Recorded information:
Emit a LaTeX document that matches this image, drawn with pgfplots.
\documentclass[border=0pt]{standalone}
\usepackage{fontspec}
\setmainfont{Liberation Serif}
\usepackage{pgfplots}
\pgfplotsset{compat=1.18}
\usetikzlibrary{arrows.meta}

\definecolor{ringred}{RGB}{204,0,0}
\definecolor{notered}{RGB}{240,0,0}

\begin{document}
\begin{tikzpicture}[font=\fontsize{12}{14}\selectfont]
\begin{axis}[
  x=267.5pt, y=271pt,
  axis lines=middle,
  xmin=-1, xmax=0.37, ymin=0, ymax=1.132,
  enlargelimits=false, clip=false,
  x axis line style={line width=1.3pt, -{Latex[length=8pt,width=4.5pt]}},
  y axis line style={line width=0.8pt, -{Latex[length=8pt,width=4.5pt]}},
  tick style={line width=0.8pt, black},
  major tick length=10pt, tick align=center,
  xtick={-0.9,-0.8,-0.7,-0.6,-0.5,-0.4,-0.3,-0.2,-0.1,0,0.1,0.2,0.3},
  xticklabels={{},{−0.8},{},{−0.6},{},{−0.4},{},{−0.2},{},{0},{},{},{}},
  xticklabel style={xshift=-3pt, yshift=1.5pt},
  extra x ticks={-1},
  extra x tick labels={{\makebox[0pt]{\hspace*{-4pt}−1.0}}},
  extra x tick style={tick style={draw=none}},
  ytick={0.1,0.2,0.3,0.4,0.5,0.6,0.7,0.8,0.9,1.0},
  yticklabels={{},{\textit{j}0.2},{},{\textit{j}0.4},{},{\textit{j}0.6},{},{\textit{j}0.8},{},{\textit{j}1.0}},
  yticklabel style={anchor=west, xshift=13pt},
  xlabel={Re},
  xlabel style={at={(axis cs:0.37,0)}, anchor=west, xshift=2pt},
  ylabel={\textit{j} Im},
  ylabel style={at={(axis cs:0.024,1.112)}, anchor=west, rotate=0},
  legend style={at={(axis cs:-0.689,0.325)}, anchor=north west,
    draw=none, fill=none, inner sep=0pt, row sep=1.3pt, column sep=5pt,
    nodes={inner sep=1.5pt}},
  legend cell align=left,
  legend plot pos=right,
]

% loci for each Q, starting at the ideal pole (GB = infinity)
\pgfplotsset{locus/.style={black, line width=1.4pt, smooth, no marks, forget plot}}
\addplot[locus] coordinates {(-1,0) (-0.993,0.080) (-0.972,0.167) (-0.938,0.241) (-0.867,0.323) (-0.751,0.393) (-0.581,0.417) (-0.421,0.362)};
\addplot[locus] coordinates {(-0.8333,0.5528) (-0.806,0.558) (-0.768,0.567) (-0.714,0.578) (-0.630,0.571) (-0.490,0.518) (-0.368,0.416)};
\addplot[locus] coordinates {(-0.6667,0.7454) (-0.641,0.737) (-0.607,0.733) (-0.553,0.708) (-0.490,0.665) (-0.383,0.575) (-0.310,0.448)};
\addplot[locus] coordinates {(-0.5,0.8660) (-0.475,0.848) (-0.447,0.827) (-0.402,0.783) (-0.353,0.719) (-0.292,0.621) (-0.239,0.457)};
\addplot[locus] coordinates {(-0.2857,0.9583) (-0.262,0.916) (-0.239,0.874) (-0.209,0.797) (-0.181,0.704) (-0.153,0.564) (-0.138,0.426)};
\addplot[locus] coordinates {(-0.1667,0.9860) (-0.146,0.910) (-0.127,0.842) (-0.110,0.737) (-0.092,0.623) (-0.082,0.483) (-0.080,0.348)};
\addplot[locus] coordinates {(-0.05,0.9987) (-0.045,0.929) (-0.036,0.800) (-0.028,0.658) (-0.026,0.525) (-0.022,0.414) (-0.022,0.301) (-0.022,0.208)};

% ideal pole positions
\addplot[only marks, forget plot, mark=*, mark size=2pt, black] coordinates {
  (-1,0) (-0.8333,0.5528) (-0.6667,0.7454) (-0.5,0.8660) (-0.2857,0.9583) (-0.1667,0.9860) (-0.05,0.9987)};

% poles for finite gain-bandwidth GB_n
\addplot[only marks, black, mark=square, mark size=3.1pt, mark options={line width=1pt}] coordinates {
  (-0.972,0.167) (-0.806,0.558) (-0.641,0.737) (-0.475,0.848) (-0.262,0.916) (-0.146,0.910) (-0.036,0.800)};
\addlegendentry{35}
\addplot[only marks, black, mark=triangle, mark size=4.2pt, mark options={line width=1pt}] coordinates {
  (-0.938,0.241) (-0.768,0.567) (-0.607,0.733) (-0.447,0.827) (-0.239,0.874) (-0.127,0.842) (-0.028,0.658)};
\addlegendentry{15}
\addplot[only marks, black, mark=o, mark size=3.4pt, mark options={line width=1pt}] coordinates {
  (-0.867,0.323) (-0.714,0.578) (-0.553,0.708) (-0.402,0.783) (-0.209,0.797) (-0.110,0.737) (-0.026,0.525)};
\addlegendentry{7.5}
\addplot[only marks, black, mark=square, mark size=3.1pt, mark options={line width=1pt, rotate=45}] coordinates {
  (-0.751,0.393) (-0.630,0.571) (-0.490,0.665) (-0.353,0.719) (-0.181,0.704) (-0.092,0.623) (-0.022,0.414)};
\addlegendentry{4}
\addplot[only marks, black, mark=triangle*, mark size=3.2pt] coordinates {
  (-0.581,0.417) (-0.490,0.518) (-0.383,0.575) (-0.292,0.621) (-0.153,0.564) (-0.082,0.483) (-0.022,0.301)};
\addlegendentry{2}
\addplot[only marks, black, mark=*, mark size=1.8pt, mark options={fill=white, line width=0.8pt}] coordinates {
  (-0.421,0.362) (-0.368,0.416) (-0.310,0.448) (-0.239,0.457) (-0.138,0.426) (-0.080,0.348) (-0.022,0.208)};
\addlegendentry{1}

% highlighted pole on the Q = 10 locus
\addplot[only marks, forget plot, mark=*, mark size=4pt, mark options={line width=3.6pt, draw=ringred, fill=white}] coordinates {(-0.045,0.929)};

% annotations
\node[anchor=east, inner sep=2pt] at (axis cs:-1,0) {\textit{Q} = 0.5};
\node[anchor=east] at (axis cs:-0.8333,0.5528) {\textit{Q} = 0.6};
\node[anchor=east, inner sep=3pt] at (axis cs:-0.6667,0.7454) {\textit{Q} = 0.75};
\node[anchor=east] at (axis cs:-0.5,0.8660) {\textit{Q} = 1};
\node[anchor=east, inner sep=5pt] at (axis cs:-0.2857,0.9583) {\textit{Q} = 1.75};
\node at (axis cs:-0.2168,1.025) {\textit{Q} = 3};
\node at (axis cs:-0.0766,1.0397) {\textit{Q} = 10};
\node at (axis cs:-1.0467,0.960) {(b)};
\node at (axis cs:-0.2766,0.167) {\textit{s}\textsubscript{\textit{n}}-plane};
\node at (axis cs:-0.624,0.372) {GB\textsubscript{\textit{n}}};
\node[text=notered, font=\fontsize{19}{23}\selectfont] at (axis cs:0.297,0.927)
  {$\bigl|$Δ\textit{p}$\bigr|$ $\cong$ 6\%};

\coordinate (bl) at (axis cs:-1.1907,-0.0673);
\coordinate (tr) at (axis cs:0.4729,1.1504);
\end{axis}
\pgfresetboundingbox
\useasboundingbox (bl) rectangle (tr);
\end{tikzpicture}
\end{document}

What is required:
Retype the material in full. Each word must match.

Full response:
Emit a LaTeX document that matches this image, drawn with pgfplots.
\documentclass[border=0pt]{standalone}
\usepackage{fontspec}
\setmainfont{Liberation Serif}
\usepackage{pgfplots}
\pgfplotsset{compat=1.18}
\usetikzlibrary{arrows.meta}

\definecolor{ringred}{RGB}{204,0,0}
\definecolor{notered}{RGB}{240,0,0}

\begin{document}
\begin{tikzpicture}[font=\fontsize{12}{14}\selectfont]
\begin{axis}[
  x=267.5pt, y=271pt,
  axis lines=middle,
  xmin=-1, xmax=0.37, ymin=0, ymax=1.132,
  enlargelimits=false, clip=false,
  x axis line style={line width=1.3pt, -{Latex[length=8pt,width=4.5pt]}},
  y axis line style={line width=0.8pt, -{Latex[length=8pt,width=4.5pt]}},
  tick style={line width=0.8pt, black},
  major tick length=10pt, tick align=center,
  xtick={-0.9,-0.8,-0.7,-0.6,-0.5,-0.4,-0.3,-0.2,-0.1,0,0.1,0.2,0.3},
  xticklabels={{},{−0.8},{},{−0.6},{},{−0.4},{},{−0.2},{},{0},{},{},{}},
  xticklabel style={xshift=-3pt, yshift=1.5pt},
  extra x ticks={-1},
  extra x tick labels={{\makebox[0pt]{\hspace*{-4pt}−1.0}}},
  extra x tick style={tick style={draw=none}},
  ytick={0.1,0.2,0.3,0.4,0.5,0.6,0.7,0.8,0.9,1.0},
  yticklabels={{},{\textit{j}0.2},{},{\textit{j}0.4},{},{\textit{j}0.6},{},{\textit{j}0.8},{},{\textit{j}1.0}},
  yticklabel style={anchor=west, xshift=13pt},
  xlabel={Re},
  xlabel style={at={(axis cs:0.37,0)}, anchor=west, xshift=2pt},
  ylabel={\textit{j} Im},
  ylabel style={at={(axis cs:0.024,1.112)}, anchor=west, rotate=0},
  legend style={at={(axis cs:-0.689,0.325)}, anchor=north west,
    draw=none, fill=none, inner sep=0pt, row sep=1.3pt, column sep=5pt,
    nodes={inner sep=1.5pt}},
  legend cell align=left,
  legend plot pos=right,
]

% loci for each Q, starting at the ideal pole (GB = infinity)
\pgfplotsset{locus/.style={black, line width=1.4pt, smooth, no marks, forget plot}}
\addplot[locus] coordinates {(-1,0) (-0.993,0.080) (-0.972,0.167) (-0.938,0.241) (-0.867,0.323) (-0.751,0.393) (-0.581,0.417) (-0.421,0.362)};
\addplot[locus] coordinates {(-0.8333,0.5528) (-0.806,0.558) (-0.768,0.567) (-0.714,0.578) (-0.630,0.571) (-0.490,0.518) (-0.368,0.416)};
\addplot[locus] coordinates {(-0.6667,0.7454) (-0.641,0.737) (-0.607,0.733) (-0.553,0.708) (-0.490,0.665) (-0.383,0.575) (-0.310,0.448)};
\addplot[locus] coordinates {(-0.5,0.8660) (-0.475,0.848) (-0.447,0.827) (-0.402,0.783) (-0.353,0.719) (-0.292,0.621) (-0.239,0.457)};
\addplot[locus] coordinates {(-0.2857,0.9583) (-0.262,0.916) (-0.239,0.874) (-0.209,0.797) (-0.181,0.704) (-0.153,0.564) (-0.138,0.426)};
\addplot[locus] coordinates {(-0.1667,0.9860) (-0.146,0.910) (-0.127,0.842) (-0.110,0.737) (-0.092,0.623) (-0.082,0.483) (-0.080,0.348)};
\addplot[locus] coordinates {(-0.05,0.9987) (-0.045,0.929) (-0.036,0.800) (-0.028,0.658) (-0.026,0.525) (-0.022,0.414) (-0.022,0.301) (-0.022,0.208)};

% ideal pole positions
\addplot[only marks, forget plot, mark=*, mark size=2pt, black] coordinates {
  (-1,0) (-0.8333,0.5528) (-0.6667,0.7454) (-0.5,0.8660) (-0.2857,0.9583) (-0.1667,0.9860) (-0.05,0.9987)};

% poles for finite gain-bandwidth GB_n
\addplot[only marks, black, mark=square, mark size=3.1pt, mark options={line width=1pt}] coordinates {
  (-0.972,0.167) (-0.806,0.558) (-0.641,0.737) (-0.475,0.848) (-0.262,0.916) (-0.146,0.910) (-0.036,0.800)};
\addlegendentry{35}
\addplot[only marks, black, mark=triangle, mark size=4.2pt, mark options={line width=1pt}] coordinates {
  (-0.938,0.241) (-0.768,0.567) (-0.607,0.733) (-0.447,0.827) (-0.239,0.874) (-0.127,0.842) (-0.028,0.658)};
\addlegendentry{15}
\addplot[only marks, black, mark=o, mark size=3.4pt, mark options={line width=1pt}] coordinates {
  (-0.867,0.323) (-0.714,0.578) (-0.553,0.708) (-0.402,0.783) (-0.209,0.797) (-0.110,0.737) (-0.026,0.525)};
\addlegendentry{7.5}
\addplot[only marks, black, mark=square, mark size=3.1pt, mark options={line width=1pt, rotate=45}] coordinates {
  (-0.751,0.393) (-0.630,0.571) (-0.490,0.665) (-0.353,0.719) (-0.181,0.704) (-0.092,0.623) (-0.022,0.414)};
\addlegendentry{4}
\addplot[only marks, black, mark=triangle*, mark size=3.2pt] coordinates {
  (-0.581,0.417) (-0.490,0.518) (-0.383,0.575) (-0.292,0.621) (-0.153,0.564) (-0.082,0.483) (-0.022,0.301)};
\addlegendentry{2}
\addplot[only marks, black, mark=*, mark size=1.8pt, mark options={fill=white, line width=0.8pt}] coordinates {
  (-0.421,0.362) (-0.368,0.416) (-0.310,0.448) (-0.239,0.457) (-0.138,0.426) (-0.080,0.348) (-0.022,0.208)};
\addlegendentry{1}

% highlighted pole on the Q = 10 locus
\addplot[only marks, forget plot, mark=*, mark size=4pt, mark options={line width=3.6pt, draw=ringred, fill=white}] coordinates {(-0.045,0.929)};

% annotations
\node[anchor=east, inner sep=2pt] at (axis cs:-1,0) {\textit{Q} = 0.5};
\node[anchor=east] at (axis cs:-0.8333,0.5528) {\textit{Q} = 0.6};
\node[anchor=east, inner sep=3pt] at (axis cs:-0.6667,0.7454) {\textit{Q} = 0.75};
\node[anchor=east] at (axis cs:-0.5,0.8660) {\textit{Q} = 1};
\node[anchor=east, inner sep=5pt] at (axis cs:-0.2857,0.9583) {\textit{Q} = 1.75};
\node at (axis cs:-0.2168,1.025) {\textit{Q} = 3};
\node at (axis cs:-0.0766,1.0397) {\textit{Q} = 10};
\node at (axis cs:-1.0467,0.960) {(b)};
\node at (axis cs:-0.2766,0.167) {\textit{s}\textsubscript{\textit{n}}-plane};
\node at (axis cs:-0.624,0.372) {GB\textsubscript{\textit{n}}};
\node[text=notered, font=\fontsize{19}{23}\selectfont] at (axis cs:0.297,0.927)
  {$\bigl|$Δ\textit{p}$\bigr|$ $\cong$ 6\%};

\coordinate (bl) at (axis cs:-1.1907,-0.0673);
\coordinate (tr) at (axis cs:0.4729,1.1504);
\end{axis}
\pgfresetboundingbox
\useasboundingbox (bl) rectangle (tr);
\end{tikzpicture}
\end{document}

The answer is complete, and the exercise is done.